Echoes of the Prophet’s (sa) TIme
By this time, it was time for Dhuhr prayers so Sophronius offered his Church as a place of prayer. Omar (rta) was far-sighted so he said: ‘If I pray here, the Muslims will turn it into a Masjid one day. So let me pray outside.’ Where he prayed, a 100 feet from the Church, is now Masjid Omar.
This day was a reunion of Sahabah- Omar (rta), Bilal (rta), Amr bin al Aas (rta), Khalid bin Waleed (rta) , Sharhabeel (rta), Abu Ubaidah (rta), Muadh bin Jabal (rta), Abdur Rahman bin Awf (rta)- hadn’t met in years. They had prayed toward Jerusalem in Makkah and had heard the Prophet (sa) describing it after the Mairaj journey. Omar (rta) embraced Bilal for a long time and cried: ‘O Bilal, this is one of the days of the Days of Allah (historical moment).
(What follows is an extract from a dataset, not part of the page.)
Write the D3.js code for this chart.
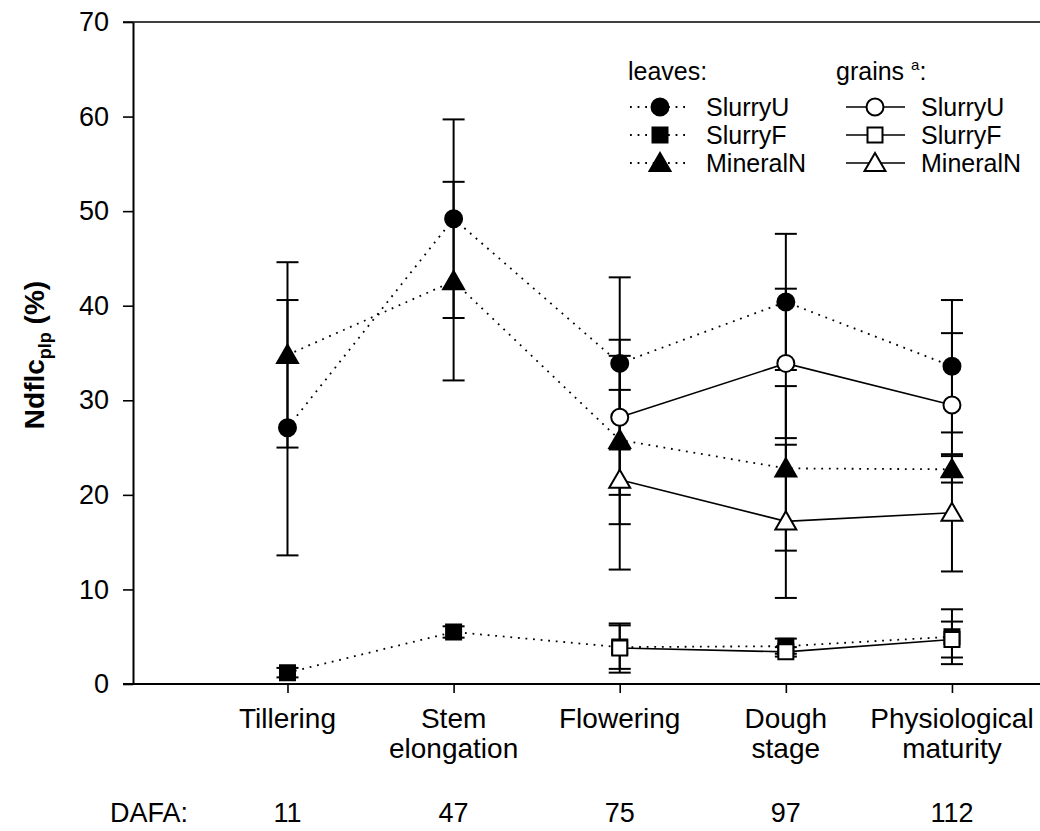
<!DOCTYPE html>
<html>
<head>
<meta charset="utf-8">
<script src="https://cdn.jsdelivr.net/npm/d3@7/dist/d3.min.js"></script>
<style>
html,body{margin:0;padding:0;background:#fff;}
svg{display:block;font-family:"Liberation Sans",Arial,sans-serif;}
</style>
</head>
<body>
<svg id="chart" width="1040" height="831"></svg>
<script>
// ---------------- data ----------------
const stages = [["Tillering"], ["Stem", "elongation"], ["Flowering"], ["Dough", "stage"], ["Physiological", "maturity"]];
const dafa = [11, 47, 75, 97, 112];
const yTicks = [0, 10, 20, 30, 40, 50, 60, 70];

const leavesSlurryU = [27.1, 49.2, 33.9, 40.4, 33.6];
const leavesSlurryUErr = [13.5, 10.5, 9.1, 7.2, 7.0];
const leavesSlurryF = [1.2, 5.5, 3.9, 4.0, 5.0];
const leavesSlurryFErr = [0.5, 0.6, 2.3, 0.8, 2.9];
const leavesMineralN = [34.8, 42.6, 25.8, 22.8, 22.7];
const leavesMineralNErr = [9.8, 10.5, 8.9, 8.7, 1.4];

const grainsSlurryU = [null, null, 28.2, 33.9, 29.5];
const grainsSlurryUErr = [null, null, 8.2, 7.9, 7.6];
const grainsSlurryF = [null, null, 3.8, 3.4, 4.7];
const grainsSlurryFErr = [null, null, 2.6, 0.5, 1.9];
const grainsMineralN = [null, null, 21.6, 17.2, 18.1];
const grainsMineralNErr = [null, null, 9.5, 8.1, 6.2];

const seriesNames = ["SlurryU", "SlurryF", "MineralN"];

// --------------- layout ---------------
const svg = d3.select("#chart");
const x = d3.scaleLinear().domain([-0.93, 4.53]).range([133, 1040]);
const y = d3.scaleLinear().domain([0, 70]).range([684, 22]);

const series = [
  {group: "leaves", name: "SlurryF", vals: leavesSlurryF, err: leavesSlurryFErr, shape: "square", filled: true},
  {group: "grains", name: "SlurryF", vals: grainsSlurryF, err: grainsSlurryFErr, shape: "square", filled: false},
  {group: "leaves", name: "SlurryU", vals: leavesSlurryU, err: leavesSlurryUErr, shape: "circle", filled: true},
  {group: "leaves", name: "MineralN", vals: leavesMineralN, err: leavesMineralNErr, shape: "triangle", filled: true},
  {group: "grains", name: "SlurryU", vals: grainsSlurryU, err: grainsSlurryUErr, shape: "circle", filled: false},
  {group: "grains", name: "MineralN", vals: grainsMineralN, err: grainsMineralNErr, shape: "triangle", filled: false}
];

const symbolOf = {
  circle: d3.symbol().type(d3.symbolCircle).size(Math.PI * 8.5 * 8.5),
  square: d3.symbol().type(d3.symbolSquare).size(15 * 15),
  triangle: d3.symbol().type(d3.symbolTriangle).size(190)
};

// axes
const yAxis = d3.axisLeft(y).tickValues(yTicks).tickSize(10).tickSizeOuter(0).tickPadding(14);
const gy = svg.append("g").attr("transform", "translate(133,0)").call(yAxis);
gy.select(".domain").attr("stroke", "#000").attr("stroke-width", 2);
gy.selectAll(".tick line").attr("stroke", "#000").attr("stroke-width", 1.6);
gy.selectAll(".tick text").attr("font-size", 27).attr("font-family", "Liberation Sans, Arial, sans-serif").attr("fill", "#000");

// top line
svg.append("line").attr("x1", 123).attr("x2", 1040).attr("y1", y(70)).attr("y2", y(70))
  .attr("stroke", "#000").attr("stroke-width", 1.6);

const xAxis = d3.axisBottom(x).tickValues(d3.range(stages.length)).tickFormat("").tickSize(9).tickSizeOuter(0);
const gx = svg.append("g").attr("transform", `translate(0,${y(0)})`).call(xAxis);
gx.select(".domain").remove();
gx.selectAll(".tick line").attr("stroke", "#000").attr("stroke-width", 1.6);
svg.append("line").attr("x1", 123).attr("x2", 1040).attr("y1", y(0)).attr("y2", y(0))
  .attr("stroke", "#000").attr("stroke-width", 2);

// category labels
stages.forEach((lines, i) => {
  const t = svg.append("text").attr("x", x(i)).attr("y", 728).attr("text-anchor", "middle")
    .attr("font-size", 28).attr("fill", "#000");
  lines.forEach((ln, j) => {
    t.append("tspan").attr("x", x(i)).attr("dy", j === 0 ? 0 : 30).text(ln);
  });
});

// DAFA row
svg.append("text").attr("x", 110).attr("y", 822).attr("font-size", 27).attr("fill", "#000").text("DAFA:");
dafa.forEach((d, i) => {
  svg.append("text").attr("x", x(i)).attr("y", 822).attr("text-anchor", "middle")
    .attr("font-size", 27).attr("fill", "#000").text(d);
});

// y label
const yl = svg.append("text").attr("transform", `translate(44,${(y(0) + y(70)) / 2 + 2}) rotate(-90)`)
  .attr("text-anchor", "middle").attr("font-size", 28).attr("font-weight", "bold").attr("fill", "#000");
yl.append("tspan").text("Ndflc");
yl.append("tspan").attr("font-size", 18).attr("dy", 7).text("plp");
yl.append("tspan").attr("dy", -7).text(" (%)");

// lines
const plot = svg.append("g");
series.forEach(s => {
  const pts = s.vals.map((v, i) => ({i, v})).filter(p => p.v !== null);
  const line = d3.line().x(p => x(p.i)).y(p => y(p.v));
  plot.append("path").datum(pts).attr("d", line).attr("fill", "none").attr("stroke", "#000")
    .attr("stroke-width", s.group === "leaves" ? 1.8 : 1.6)
    .attr("stroke-dasharray", s.group === "leaves" ? "1.8 5.8" : null);
});

// error bars
series.forEach(s => {
  s.vals.forEach((v, i) => {
    if (v === null) return;
    const e = s.err[i];
    const g = plot.append("g").attr("stroke", "#000").attr("stroke-width", 2);
    g.append("line").attr("x1", x(i)).attr("x2", x(i)).attr("y1", y(v - e)).attr("y2", y(v + e));
    [v - e, v + e].forEach(yy => {
      g.append("line").attr("x1", x(i) - 11).attr("x2", x(i) + 11).attr("y1", y(yy)).attr("y2", y(yy));
    });
  });
});

// markers
series.forEach(s => {
  s.vals.forEach((v, i) => {
    if (v === null) return;
    plot.append("path").attr("d", symbolOf[s.shape]())
      .attr("transform", `translate(${x(i)},${y(v) + (s.shape === "triangle" ? 2 : 0)})`)
      .attr("fill", s.filled ? "#000" : "#fff").attr("stroke", "#000").attr("stroke-width", 2);
  });
});

// legend
const legRows = [107, 135, 163];
const leg = svg.append("g");
leg.append("text").attr("x", 628).attr("y", 80).attr("font-size", 25).attr("fill", "#000").text("leaves:");
const gh = leg.append("text").attr("x", 836).attr("y", 80).attr("font-size", 25).attr("fill", "#000");
gh.append("tspan").text("grains ");
gh.append("tspan").attr("font-size", 15).attr("dy", -10).text("a");
gh.append("tspan").attr("dy", 10).text(":");

const legendDefs = [
  {group: "leaves", x0: 630, x1: 690, sx: 660, tx: 706},
  {group: "grains", x0: 846, x1: 905, sx: 875, tx: 921}
];
legendDefs.forEach(ld => {
  seriesNames.forEach((nm, r) => {
    const s = series.find(q => q.group === ld.group && q.name === nm);
    const yy = legRows[r];
    leg.append("line").attr("x1", ld.x0).attr("x2", ld.x1).attr("y1", yy).attr("y2", yy)
      .attr("stroke", "#000").attr("stroke-width", ld.group === "leaves" ? 1.8 : 1.6)
      .attr("stroke-dasharray", ld.group === "leaves" ? "1.8 5.8" : null);
    leg.append("path").attr("d", symbolOf[s.shape]())
      .attr("transform", `translate(${ld.sx},${yy + (s.shape === "triangle" ? 2 : 0)})`)
      .attr("fill", s.filled ? "#000" : "#fff").attr("stroke", "#000").attr("stroke-width", 2);
    leg.append("text").attr("x", ld.tx).attr("y", yy + 9).attr("font-size", 25).attr("fill", "#000").text(nm);
  });
});
</script>
</body>
</html>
Can you make Adhaan for us, O Bilal?’
Bilal replied: ‘I had promised to myself that I would not make the Adhaan for anyone after the Prophet (sa).’ Omar (rta) pressed him saying: ‘This would make the Prophet (sa) happy and if he were here, he would have ordered you to do the same.’ This was how the first person to make Adhaan in Madinah, in Makkah and in Jersualem was Bilal (rta). In Madinah, Omar (rta) had dreamt of the Adhaan that Bilal (rta) called out. All the companions cried upon hearing Bilal’s (rta) call to prayer. Omar (rta) wept so much that he fell to his knees, remembering the Prophet (sa).
Omar (rta) then wanted to pray in the exact spot where the Prophet (sa) had prayed. Kaab (rta) pointed to the area of the Dome, but Omar (rta) refused. Since this whole area was a dumpster, the Muslims started cleaning it with their hands and found the spot.
Omar (rta) was the first to lead the prayer in Jerusalem after the Rasool (sa) and he recited Surah Saad (which mentions Dawood (as) ruling with justice and not following desires- a verse that shook Omar rta) and Surah Isra.
The Ummah today needs such matchless servitude of Allah (swt) and Ittabah-e-Rasool in action. We need to take the Sahabah as our real heroes in our life. Quran and Sunnah must be the ultimate guide for our choices. We need to learn what it means to be a muslim in heart and soul.
From Allah (swt) we come and to Him we shall return.